Popular Wedding Traditions
Marriage Traditions that are Enduring
Today's popular wedding traditions have evolved over hundreds, even thousands of years of people joining together in some form of matrimony. Some wedding traditions that have endured are based on blessing the couple with good luck; others are a means for the couple to convey their feelings for one another. Regardless of the wedding tradition itself, all wedding traditions share the same essential symbols of unity, happiness and prosperity; messages that stand the test of time.
Old, New, Borrowed, Blue
The saying, "Something old, something new, something borrowed and something blue" is a popular rhyme that has been used since Victorian times. The "something old" represents the bond to the bride's family and her old life; "something new" represents the couple's new life together and their future hope for happiness, prosperity and success; "something borrowed" from a happily married woman is meant to impart similar happiness to the bride; and "something blue" represents fidelity and constancy.
White Bridal Dresses
Wearing white also dates back to Victorian times when Queen Victoria abandoned the usual royal tradition of wearing a silver gown, instead choosing to wear white.
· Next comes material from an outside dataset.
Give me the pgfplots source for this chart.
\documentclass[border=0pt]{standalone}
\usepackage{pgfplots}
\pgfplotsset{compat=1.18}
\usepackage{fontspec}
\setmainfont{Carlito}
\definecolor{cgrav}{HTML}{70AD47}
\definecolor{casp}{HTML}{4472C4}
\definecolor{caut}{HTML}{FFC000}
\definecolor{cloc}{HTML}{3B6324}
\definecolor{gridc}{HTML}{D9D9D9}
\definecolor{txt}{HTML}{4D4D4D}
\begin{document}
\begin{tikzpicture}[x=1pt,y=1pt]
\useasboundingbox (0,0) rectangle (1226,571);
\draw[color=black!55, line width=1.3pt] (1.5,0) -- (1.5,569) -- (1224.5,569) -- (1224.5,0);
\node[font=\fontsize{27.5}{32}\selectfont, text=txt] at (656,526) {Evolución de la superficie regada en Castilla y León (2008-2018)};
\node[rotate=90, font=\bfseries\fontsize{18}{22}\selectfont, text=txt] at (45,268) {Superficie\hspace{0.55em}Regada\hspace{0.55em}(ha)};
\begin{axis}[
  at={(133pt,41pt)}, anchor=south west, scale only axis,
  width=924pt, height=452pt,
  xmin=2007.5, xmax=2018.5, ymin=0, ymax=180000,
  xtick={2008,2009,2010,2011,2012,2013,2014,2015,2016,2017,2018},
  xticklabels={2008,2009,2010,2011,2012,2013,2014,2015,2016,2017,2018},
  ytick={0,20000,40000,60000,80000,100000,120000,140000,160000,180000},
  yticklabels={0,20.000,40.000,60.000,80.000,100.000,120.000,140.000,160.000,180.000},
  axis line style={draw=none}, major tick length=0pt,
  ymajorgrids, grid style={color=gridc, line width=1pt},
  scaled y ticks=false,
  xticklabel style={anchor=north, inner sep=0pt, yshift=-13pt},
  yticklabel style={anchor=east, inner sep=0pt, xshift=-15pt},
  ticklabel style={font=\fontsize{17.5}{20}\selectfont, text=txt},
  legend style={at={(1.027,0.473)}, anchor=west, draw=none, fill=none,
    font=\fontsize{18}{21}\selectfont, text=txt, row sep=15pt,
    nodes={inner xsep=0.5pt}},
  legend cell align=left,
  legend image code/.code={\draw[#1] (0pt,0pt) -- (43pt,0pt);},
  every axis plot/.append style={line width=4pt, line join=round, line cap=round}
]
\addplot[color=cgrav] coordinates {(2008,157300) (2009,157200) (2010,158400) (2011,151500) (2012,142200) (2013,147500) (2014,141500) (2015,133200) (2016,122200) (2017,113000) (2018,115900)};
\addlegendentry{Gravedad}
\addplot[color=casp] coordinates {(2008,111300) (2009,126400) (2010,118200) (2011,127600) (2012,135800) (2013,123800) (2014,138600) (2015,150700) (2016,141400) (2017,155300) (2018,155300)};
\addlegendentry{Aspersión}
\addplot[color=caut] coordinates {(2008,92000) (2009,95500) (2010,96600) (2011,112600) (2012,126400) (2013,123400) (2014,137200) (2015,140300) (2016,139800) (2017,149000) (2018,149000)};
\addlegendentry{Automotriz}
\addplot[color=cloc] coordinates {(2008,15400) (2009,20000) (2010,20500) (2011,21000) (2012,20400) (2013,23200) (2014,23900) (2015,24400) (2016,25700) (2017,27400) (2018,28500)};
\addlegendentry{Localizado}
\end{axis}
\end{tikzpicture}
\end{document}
Before that time brides simply wore their best gown, rather than a special wedding dress . The popularity of white can also be attributed to it symbolizing purity and virginity. White was also thought to ward off evil spirits.
Showering the couple with rice is an ancient tradition. As rice is considered a "life giving" seed it is thought that by throwing in on the couple they will be bestowed with fertility and have many children. Many churches now forbid it on their property but there are some safe alternatives to throwing rice .
Sharing the first piece of wedding cake is a wedding tradition with Roman roots. The Romans believed that by eating the wedding cake together a special bond was created between the couple. The wheat used to bake the cake was symbolic of fertility and a "fruitful union", while the cake's sweetness was thought to bring sweetness to all areas of the couple's new life.
The ceremonial kiss that concludes the wedding ceremony is said to represent the couple sharing and joining their souls. In Roman times the kiss "sealed" the couple's agreement to join in a life-long commitment.
The wedding tradition of the groom wearing a boutonniere originates in medieval times when a knight wore his lady's colors (through flowers) as a statement of his love. Flowers and bouquets have long been used in weddings. In addition to adorning the bride with flowers to promote good luck and good health flower meanings allow the bride to express her feelings for the groom. Orange blossoms signify purity, daisies loyalty, violets modesty and red roses signify true love.
Placing the wedding ring on the third finger of the left hand has two possible origins; ancient Egypt or 17th century Europe. The Egyptians believed the "vein of love" ran directly from the ring finger to the heart, therefore the ring was placed there to denote eternal love. During a 17th century wedding ceremony the groom would slide the wedding ring part way up the bride's thumb, index finger and middle finger as the priest said "In the name of the Father and the Son and the Holy Spirit". As the ring finger was the first free finger, the ring was placed there.